Why You Should See Small Shows at SXSW

A few days into SXSW, your body starts shutting down. With all the sun, the constant loud noise, the walking, the drinking, the lack of sleep, and the whatever-else-you’re-into, it’s hard to wake up on Saturday morning and be excited about seeing more live music with a bunch of strangers. On day four, it’s almost impossible to stand in a line and not think, “Is this even going to be worth it?”

Yesterday was my fifth day at SXSW. So far, things have been great. Pigeons & Planes curated a day at the Complex house and it was amazing. I went to a Def Jam party at a barbecue spot one night, and then ended up at that same spot the next night to see St. Vincent. I got to see Redman & Method Man, Meg Myers, ScHoolboy Q, 2 Chainz, Nas, Gunplay, Cerebral Ballzy, Lunice, Dam-Funk, Flying Lotus, Childish Gambino, and so many other acts that I can’t even remember them all right now. Also, my back is killing me, and last night when I was brushing my teeth my right ear started to ring. I’m tired.

Since this is my first year at SXSW, it’s hard for me to try to tell you how to do it right, but here’s my best piece of advice: see some small shows. Apparently, that’s what SXSW used to be all about, but this year we’ve got Jay and Kanye, Lady Gaga, and Lil Wayne. We’ve got lines snaking around the block to see artists that headline festivals every year, and we’ve got venues the size of football fields packed to capacity.

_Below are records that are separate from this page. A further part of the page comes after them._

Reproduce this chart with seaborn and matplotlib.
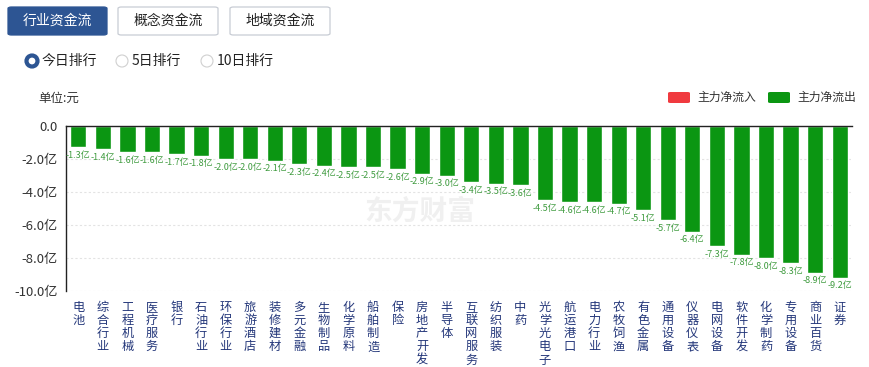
import numpy as np
import pandas as pd
import seaborn as sns
import matplotlib.pyplot as plt
from matplotlib.patches import FancyBboxPatch, Ellipse

# industry names and main net flow (unit: 亿元)
industries = ["电池", "综合行业", "工程机械", "医疗服务", "银行", "石油行业", "环保行业",
              "旅游酒店", "装修建材", "多元金融", "生物制品", "化学原料", "船舶制造", "保险",
              "房地产开发", "半导体", "互联网服务", "纺织服装", "中药", "光学光电子", "航运港口",
              "电力行业", "农牧饲渔", "有色金属", "通用设备", "仪器仪表", "电网设备", "软件开发",
              "化学制药", "专用设备", "商业百货", "证券"]
net_flow = [-1.3, -1.4, -1.6, -1.6, -1.7, -1.8, -2.0, -2.0, -2.1, -2.3, -2.4, -2.5, -2.5, -2.6,
            -2.9, -3.0, -3.4, -3.5, -3.6, -4.5, -4.6, -4.6, -4.7, -5.1, -5.7, -6.4, -7.3, -7.8,
            -8.0, -8.3, -8.9, -9.2]
y_ticks = [0, -2, -4, -6, -8, -10]
y_tick_labels = ["0.0", "-2.0亿", "-4.0亿", "-6.0亿", "-8.0亿", "-10.0亿"]
tabs = ["行业资金流", "概念资金流", "地域资金流"]
ranks = ["今日排行", "5日排行", "10日排行"]
legend_names = ["主力净流入", "主力净流出"]

GREEN = "#0b9612"
RED = "#f03a3f"
BLUE = "#2d5593"

sns.set_theme(style="white")
plt.rcParams['font.family'] = ['Noto Sans CJK SC', 'DejaVu Sans']

W, H = 869, 367
fig = plt.figure(figsize=(W / 100, H / 100), dpi=100)

def fx(px):
    return px / W

def fy(py):
    return 1 - py / H

df = pd.DataFrame({"industry": industries, "flow": net_flow})

ax = fig.add_axes([fx(66), fy(291), fx(852) - fx(66), fy(126) - fy(291)])
sns.barplot(data=df, x="industry", y="flow", color=GREEN, saturation=1, width=0.66, ax=ax)
ax.set_ylim(-10, 0)
ax.set_xlim(-0.5, len(industries) - 0.5)
ax.set_yticks(y_ticks)
ax.set_yticklabels(y_tick_labels, fontsize=9.5, color="#333333")
ax.set_xlabel("")
ax.set_ylabel("")
ax.tick_params(axis="y", length=0, pad=6)
ax.tick_params(axis="x", length=0, pad=7)
ax.set_xticks(range(len(industries)))
ax.set_xticklabels(["\n".join(n) for n in industries], rotation=0, fontsize=8.8,
                   color="#24377a", linespacing=1.02, va="top")
for yv in y_ticks[1:]:
    ax.axhline(yv, color="#e3e3e3", lw=0.8, ls=(0, (2, 2)), zorder=0)
for s in ["right", "bottom"]:
    ax.spines[s].set_visible(False)
ax.spines["top"].set_color("#222222")
ax.spines["top"].set_linewidth(1.0)
ax.spines["left"].set_color("#222222")
ax.spines["left"].set_linewidth(1.0)

# value labels under each bar
for i, v in enumerate(net_flow):
    ax.text(i, v - 0.22, f"{v:.1f}亿", ha="center", va="top", fontsize=6.5,
            color="#3f9b3f")

# faint watermark
fig.text(fx(420), fy(212), "东方财富", fontsize=20, color="#f0f0f0", ha="center",
         va="center", fontweight="bold", zorder=0)

# tab buttons
tab_x = [(8, 107), (118, 218), (230, 330)]
for i, (name, (x0, x1)) in enumerate(zip(tabs, tab_x)):
    box = FancyBboxPatch((fx(x0), fy(35)), fx(x1 - x0), fy(7) - fy(35),
                         boxstyle="round,pad=0,rounding_size=0.004",
                         transform=fig.transFigure,
                         facecolor=BLUE if i == 0 else "white",
                         edgecolor=BLUE if i == 0 else "#c8ccd4", lw=0.9)
    fig.patches.append(box)
    fig.text(fx((x0 + x1) / 2), fy(21), name, ha="center", va="center", fontsize=10,
             color="white" if i == 0 else "#222222")

# radio buttons
radio_x = [32, 122, 207]
for i, (name, cx) in enumerate(zip(ranks, radio_x)):
    if i == 0:
        fig.patches.append(Ellipse((fx(cx), fy(61)), 11 / W, 11 / H, transform=fig.transFigure,
                                   facecolor="white", edgecolor=BLUE, lw=3))
    else:
        fig.patches.append(Ellipse((fx(cx), fy(61)), 12 / W, 12 / H, transform=fig.transFigure,
                                   facecolor="white", edgecolor="#d0d0d0", lw=0.8))
    fig.text(fx(cx + 10), fy(61), name, ha="left", va="center", fontsize=10, color="#222222")

fig.text(fx(38), fy(98), "单位:元", ha="left", va="center", fontsize=9, color="#333333")

# legend
leg_x = [668, 768]
for name, lx, col in zip(legend_names, leg_x, [RED, GREEN]):
    fig.patches.append(FancyBboxPatch((fx(lx), fy(103)), fx(22), fy(92) - fy(103),
                                      boxstyle="round,pad=0,rounding_size=0.003",
                                      transform=fig.transFigure, facecolor=col,
                                      edgecolor="none"))
    fig.text(fx(lx + 29), fy(97.5), name, ha="left", va="center", fontsize=8.5,
             color="#333333")

fig.savefig("out.png", dpi=100, facecolor="white")
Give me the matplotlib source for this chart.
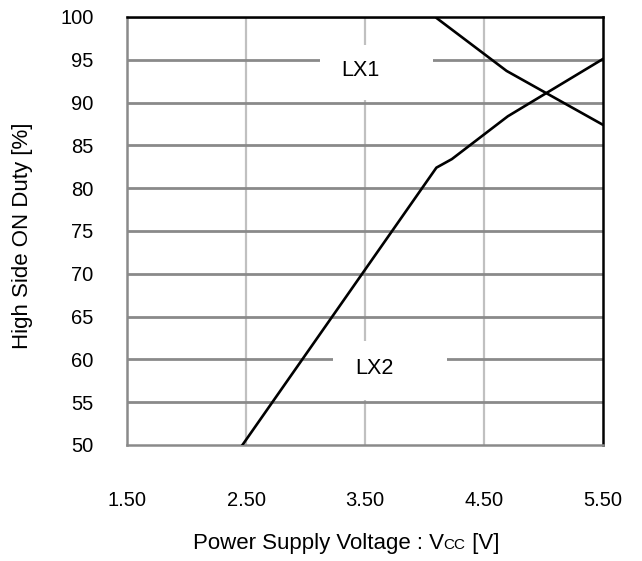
import matplotlib
matplotlib.use("Agg")
import matplotlib.pyplot as plt
from matplotlib.patches import Rectangle
from matplotlib.offsetbox import TextArea, HPacker, AnchoredOffsetbox

plt.rcParams['font.family'] = ['Liberation Sans', 'DejaVu Sans']

# data
lx1_vcc = [1.5, 4.09, 4.69, 5.5]
lx1_duty = [100, 100, 93.7, 87.4]
lx2_vcc = [2.47, 4.10, 4.23, 4.70, 5.5]
lx2_duty = [50, 82.4, 83.4, 88.4, 95.1]

x_ticks = [1.5, 2.5, 3.5, 4.5, 5.5]
y_ticks = [50, 55, 60, 65, 70, 75, 80, 85, 90, 95, 100]

fig = plt.figure(figsize=(6.42, 5.61), dpi=100)
ax = fig.add_axes([127 / 642, 1 - 445 / 561, 476 / 642, 428 / 561])

ax.set_xlim(1.5, 5.5)
ax.set_ylim(50, 100)

# grid: horizontal darker, vertical lighter
for y in y_ticks[1:-1]:
    ax.axhline(y, color='#8a8a8a', lw=2.0, zorder=0.5)
for x in x_ticks[1:-1]:
    ax.axvline(x, color='#c0c0c0', lw=1.6, zorder=0.4)

# white boxes behind the curve labels
ax.add_patch(Rectangle((3.12, 90.3), 0.95, 6.4, facecolor='white',
                       edgecolor='none', zorder=1))
ax.add_patch(Rectangle((3.23, 55.2), 0.96, 6.9, facecolor='white',
                       edgecolor='none', zorder=1))

ax.plot(lx1_vcc, lx1_duty, color='black', lw=1.9, zorder=3)
ax.plot(lx2_vcc, lx2_duty, color='black', lw=1.9, zorder=3)

ax.text(3.46, 93.7, 'LX1', fontsize=15.5, ha='center', va='center', zorder=4)
ax.text(3.58, 58.9, 'LX2', fontsize=15.5, ha='center', va='center', zorder=4)

for side in ['left', 'bottom']:
    ax.spines[side].set_color('#8a8a8a')
    ax.spines[side].set_linewidth(1.8)
for side in ['top', 'right']:
    ax.spines[side].set_color('black')
    ax.spines[side].set_linewidth(1.8)

ax.set_xticks(x_ticks)
ax.set_xticklabels(['%.2f' % v for v in x_ticks])
ax.set_yticks(y_ticks)
ax.set_yticklabels([str(v) for v in y_ticks])
ax.tick_params(axis='both', length=0, labelsize=14.5)
ax.tick_params(axis='x', pad=33)
ax.tick_params(axis='y', pad=24)

ax.set_ylabel('High Side ON Duty [%]', fontsize=16)
ax.yaxis.set_label_coords(-0.197, 0.49)

# x label with small "CC" on the baseline
parts = [TextArea('Power Supply Voltage : V', textprops=dict(size=16)),
         TextArea('CC', textprops=dict(size=11)),
         TextArea(' [V]', textprops=dict(size=16))]
label = HPacker(children=parts, align='baseline', pad=0, sep=0)
box = AnchoredOffsetbox(loc='upper center', child=label, pad=0, borderpad=0,
                        frameon=False, bbox_to_anchor=(0.46, -0.205),
                        bbox_transform=ax.transAxes)
ax.add_artist(box)

fig.savefig('out.png', dpi=100)
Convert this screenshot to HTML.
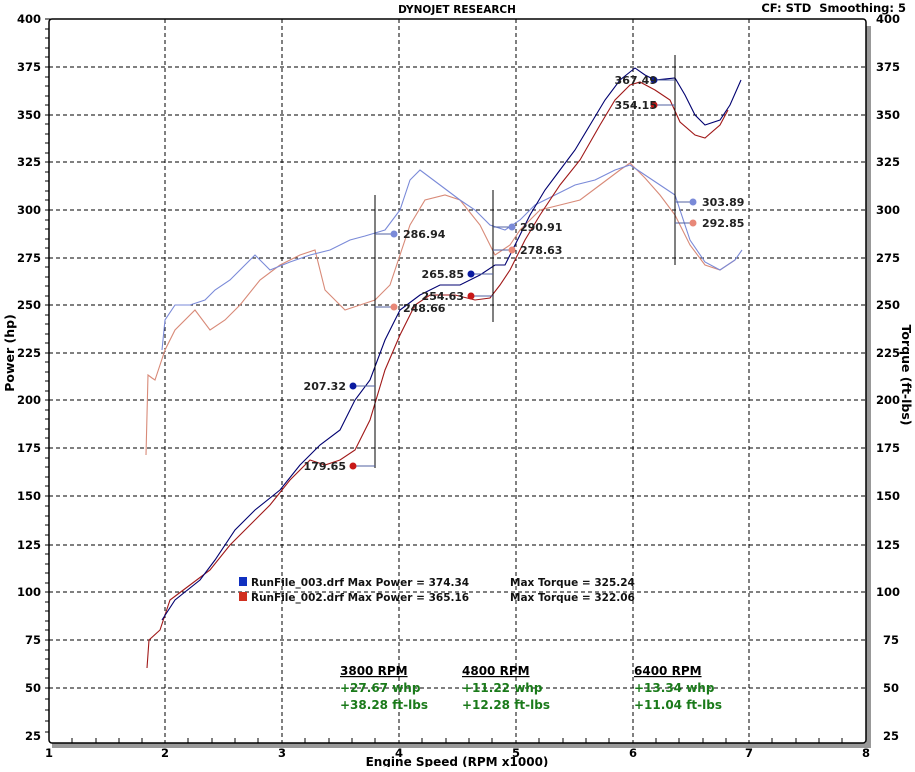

On Friday night, I almost waited in one of those lines. Instead, I decided to go to a the rooftop of a little bar in downtown Austin and see Meg Myers’ last SXSW show. She had already played at the Complex house for the Pigeons & Planes showcase, but she was awesome so I wanted to see her again, and I couldn’t bring myself to wait in one of those long lines for a hyped up show with a big-name act that will probably be back in New York city before the end of the year.

That Meg Myers show was the best decision I’ve made all week. After standing in large capacity, tightly packed venues all week, I was comfortable on a roof top, five feet from the stage. I could see Meg’s eyes roll into the back of her head when she screamed. I could feel the vibrations from the cello and I could see all members of the band on stage at once, without trying to duck and stretch and pivot. It was the one show I saw so far that made me forget I was at SXSW, made me stop thinking about what show I was going to see next, and made me remember why I was here in the first place.